Former finance minister Iris Evans said the province will still be looking after “vulnerable people” in her address to a Progressive Conservative party breakfast in Red Deer on Friday morning.

It was in part a nod to the work of Red Deer North MLA Mary Anne Jablonski, whose Ministry of Seniors and Community Supports has had its funding maintained in the 2010 budget.

Evans credited Jablonski with pushing the need to take care of the vulnerable — those with mental illness, developmental disabilities or low-income seniors — in the budget discussions.

“In many ways, having finance was a lot easier, because you didn’t see the faces of the people who were hurting,” Evans said.

Evans also stressed the importance of continuing to build infrastructure with an eye to attracting workers to Alberta.

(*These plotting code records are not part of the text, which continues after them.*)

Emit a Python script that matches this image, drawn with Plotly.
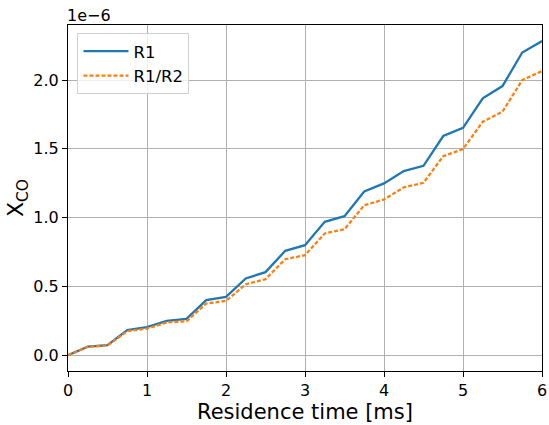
import plotly.graph_objects as go

time_ms = [0, 0.25, 0.5, 0.75, 1.0, 1.25, 1.5, 1.75, 2.0, 2.25, 2.5, 2.75, 3.0,
           3.25, 3.5, 3.75, 4.0, 4.25, 4.5, 4.75, 5.0, 5.25, 5.5, 5.75, 6.0]
# values in units of 1e-6
r1 = [0.0, 0.063, 0.073, 0.182, 0.204, 0.25, 0.264, 0.40, 0.424, 0.558, 0.604, 0.759, 0.80,
      0.97, 1.011, 1.19, 1.249, 1.338, 1.377, 1.593, 1.653, 1.867, 1.956, 2.20, 2.283]
r1r2 = [0.0, 0.062, 0.07, 0.175, 0.194, 0.238, 0.247, 0.376, 0.395, 0.516, 0.553, 0.698, 0.727,
        0.885, 0.916, 1.09, 1.132, 1.22, 1.253, 1.447, 1.498, 1.697, 1.77, 2.0, 2.065]
y_ticks = [0.0, 0.5, 1.0, 1.5, 2.0]
x_ticks = [0, 1, 2, 3, 4, 5, 6]

font = "DejaVu Sans"
fig = go.Figure()
fig.add_trace(go.Scatter(x=time_ms, y=r1, mode="lines", name="R1",
                         line=dict(color="#1f77b4", width=2.3)))
fig.add_trace(go.Scatter(x=time_ms, y=r1r2, mode="lines", name="R1/R2",
                         line=dict(color="#ff7f0e", width=2.3, dash="4px,2px")))

axis_common = dict(showline=True, linecolor="black", linewidth=1, mirror=True,
                   ticks="outside", ticklen=5, tickwidth=1, tickcolor="black",
                   showgrid=True, gridcolor="#b0b0b0", gridwidth=0.8, automargin=False,
                   zeroline=False, tickfont=dict(family=font, size=16, color="black"))
fig.update_xaxes(range=[0, 6], tickvals=x_ticks, ticktext=[str(v) for v in x_ticks],
                 title=dict(text="Residence time [ms]", font=dict(family=font, size=21, color="black"),
                            standoff=4),
                 **axis_common)
fig.update_yaxes(range=[-0.1145, 2.4], tickvals=y_ticks, ticktext=[f"{v:.1f}" for v in y_ticks],
                 title=dict(text="X<sub>CO</sub>", font=dict(family=font, size=22, color="black"),
                            standoff=3),
                 **axis_common)
fig.add_annotation(text="1e\u22126", xref="paper", yref="paper", x=0, y=1, xanchor="left",
                   yanchor="bottom", showarrow=False, yshift=-2, xshift=-3,
                   font=dict(family=font, size=16, color="black"))
fig.update_layout(width=549, height=425, margin=dict(l=68, r=7, t=25, b=54),
                  paper_bgcolor="white", plot_bgcolor="white",
                  legend=dict(x=0.02, y=0.977, xanchor="left", yanchor="top",
                              bgcolor="rgba(255,255,255,0.8)", bordercolor="#d0d0d0", borderwidth=1,
                              font=dict(family=font, size=16.5, color="black"),
                              itemwidth=45, tracegroupgap=4),
                  showlegend=True)
fig.write_html("out.html")
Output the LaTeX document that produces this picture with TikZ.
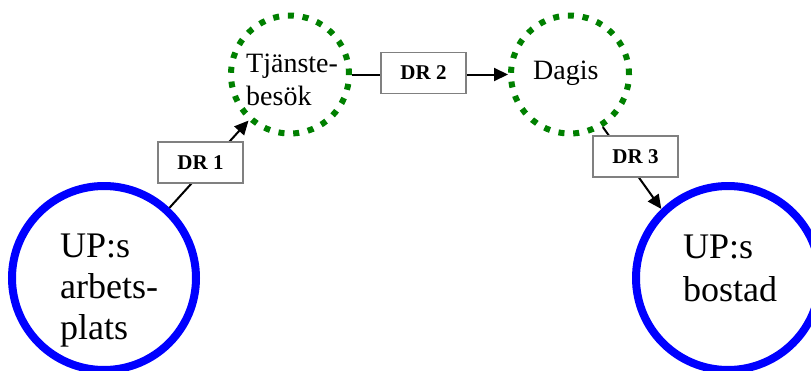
\documentclass[tikz,border=0pt]{standalone}
\usepackage{fontspec}
\setmainfont{Liberation Serif}
\usetikzlibrary{arrows.meta}
\definecolor{dgreen}{RGB}{0,128,0}
\definecolor{boxgray}{RGB}{128,128,128}
\begin{document}
\begin{tikzpicture}[x=1pt,y=-1pt,
  bigcirc/.style={circle,draw=blue,line width=8pt,minimum size=184pt,inner sep=0pt},
  smallcirc/.style={circle,draw=dgreen,line width=6pt,dash pattern=on 6pt off 8.8pt,minimum size=118pt,inner sep=0pt},
  drbox/.style={draw=boxgray,line width=1.5pt,fill=white,minimum width=85pt,minimum height=41pt,inner sep=0pt,font=\fontsize{21}{24}\selectfont\bfseries},
  conn/.style={line width=2pt,-{Triangle[length=14pt,width=13pt]}},
  bigtext/.style={inner sep=0pt,align=left,anchor=north west},
  smalltext/.style={inner sep=0pt,align=left}]
\useasboundingbox (0,0) rectangle (811,370);
\clip (0,0) rectangle (811,370);
% circles
\node[bigcirc] (up1) at (104,278) {};
\node[bigcirc] (home) at (728,278) {};
\node[smallcirc] (tj) at (290,74.5) {};
\node[smallcirc] (dagis) at (570,74.5) {};
% texts
\node[bigtext,font=\fontsize{36}{41}\selectfont] (up1t) at (60,234) {UP:s\\arbets-\\plats};
\node[bigtext,font=\fontsize{36}{43}\selectfont] (homet) at (683,235) {UP:s\\bostad};
\node[smalltext,anchor=north west,font=\fontsize{28}{33}\selectfont] (tjt) at (246,53.5) {Tjänste-\\besök};
\node[smalltext,anchor=base west,font=\fontsize{28}{33}\selectfont] (dagist) at (533,79) {Dagis};
% connectors
\draw[conn] (up1.47) -- (tj.228);
\draw[conn] (tj.east) -- (dagis.west);
\draw[conn] (dagis.-58) -- (home.134);
% labels
\node[drbox] (dr1) at (200.5,162.5) {DR 1};
\node[drbox] (dr2) at (423.5,73) {DR 2};
\node[drbox] (dr3) at (635.5,156.5) {DR 3};
\end{tikzpicture}
\end{document}
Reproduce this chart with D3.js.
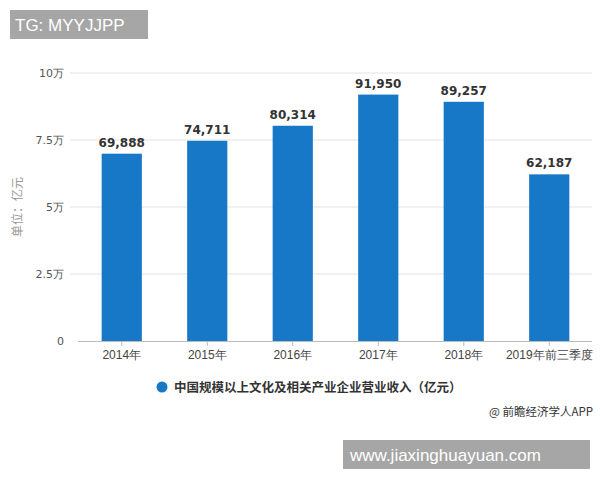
<!DOCTYPE html>
<html>
<head>
<meta charset="utf-8">
<script src="https://cdn.jsdelivr.net/npm/d3@7"></script>
<style>
  body { margin: 0; background: #fff; }
  svg { display: block; font-family: "Noto Sans CJK SC", "Noto Sans", sans-serif; }
</style>
</head>
<body>
<svg width="600" height="480"></svg>
<script>
var years = ['2014年', '2015年', '2016年', '2017年', '2018年', '2019年前三季度'];
var revenue = [69888, 74711, 80314, 91950, 89257, 62187];
var yTicks = [0, 25000, 50000, 75000, 100000];
var yTickLabels = ['0', '2.5万', '5万', '7.5万', '10万'];
var seriesName = '中国规模以上文化及相关产业企业营业收入（亿元）';

var svg = d3.select('svg');

var scaleX = d3.scaleBand().domain(years).range([79, 592]).paddingInner(0.53).paddingOuter(0.265);
var scaleY = d3.scaleLinear().domain([0, 100000]).range([341, 73]);

// grid lines
svg.append('g')
    .selectAll('line')
    .data(yTicks.slice(1))
    .enter()
    .append('line')
    .attr('x1', 70)
    .attr('x2', 592)
    .attr('y1', function(d){ return scaleY(d); })
    .attr('y2', function(d){ return scaleY(d); })
    .attr('stroke', '#e3e3e3')
    .attr('stroke-width', 1);

// y axis labels
var yAxis = svg.append('g')
    .attr('transform', 'translate(70,0)')
    .call(d3.axisLeft(scaleY).tickValues(yTicks).tickSize(0).tickPadding(6)
        .tickFormat(function(d, i){ return yTickLabels[i]; }));
yAxis.select('.domain').remove();
yAxis.selectAll('text')
    .attr('font-size', 11)
    .attr('fill', '#555')
    .attr('font-family', '"DejaVu Sans", sans-serif');

// bars
svg.selectAll('.bar')
    .data(revenue)
    .enter()
    .append('rect')
    .attr('class', 'bar')
    .attr('x', function(d, i){ return scaleX(years[i]); })
    .attr('y', function(d){ return scaleY(d); })
    .attr('width', scaleX.bandwidth())
    .attr('height', function(d){ return scaleY(0) - scaleY(d); })
    .attr('fill', '#1878c8');

// value labels
svg.selectAll('.val')
    .data(revenue)
    .enter()
    .append('text')
    .attr('class', 'val')
    .attr('x', function(d, i){ return scaleX(years[i]) + scaleX.bandwidth() / 2; })
    .attr('y', function(d){ return scaleY(d) - 7; })
    .attr('text-anchor', 'middle')
    .attr('font-size', 12)
    .attr('font-weight', 'bold')
    .attr('fill', '#333')
    .attr('font-family', '"DejaVu Sans", sans-serif')
    .text(function(d){ return d3.format(',')(d); });

// x axis
var xAxis = svg.append('g')
    .attr('transform', 'translate(0,' + scaleY(0) + ')')
    .call(d3.axisBottom(scaleX).tickSizeInner(5).tickSizeOuter(0).tickPadding(4));
xAxis.select('.domain')
    .attr('d', 'M78,0.5H592')
    .attr('stroke', '#bbb');
xAxis.selectAll('.tick line').attr('stroke', '#bbb');
xAxis.selectAll('text')
    .attr('font-size', 12)
    .attr('fill', '#444');

// y axis title
svg.append('text')
    .text('单位：亿元')
    .attr('transform', 'translate(22,207)rotate(-90)')
    .attr('text-anchor', 'middle')
    .attr('font-size', 12)
    .attr('fill', '#999');

// legend
svg.append('circle')
    .attr('cx', 162)
    .attr('cy', 387)
    .attr('r', 5.5)
    .attr('fill', '#1878c8');

svg.append('text')
    .text(seriesName)
    .attr('x', 174)
    .attr('y', 391.5)
    .attr('font-size', 12.5)
    .attr('font-weight', 'bold')
    .attr('fill', '#333');

// source
svg.append('text')
    .text('@ 前瞻经济学人APP')
    .attr('x', 593)
    .attr('y', 416)
    .attr('text-anchor', 'end')
    .attr('font-size', 11.5)
    .attr('fill', '#333');

// watermark boxes
svg.append('rect')
    .attr('x', 10).attr('y', 10).attr('width', 138).attr('height', 29)
    .attr('fill', '#a6a6a6');
svg.append('text')
    .text('TG: MYYJJPP')
    .attr('x', 15).attr('y', 31)
    .attr('font-size', 17)
    .attr('fill', '#fff')
    .attr('font-family', '"Liberation Sans", Arial, sans-serif');

svg.append('rect')
    .attr('x', 343).attr('y', 440).attr('width', 247).attr('height', 29)
    .attr('fill', '#a6a6a6');
svg.append('text')
    .text('www.jiaxinghuayuan.com')
    .attr('x', 350).attr('y', 461)
    .attr('font-size', 17)
    .attr('fill', '#fff')
    .attr('font-family', '"Liberation Sans", Arial, sans-serif');
</script>
</body>
</html>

She said the province will emerge from the recession stronger than it was before.

“I hope, if nothing else, I get out the message that the $4.7 billion deficit is not debt, it’s an amount we’re spending from our rainy-day savings,” Evans, now minister of international and intergovernmental relations, told the media prior to her speech.

The event at the Black Knight Inn was hosted by the Red Deer North and Red Deer South PC constituency associations.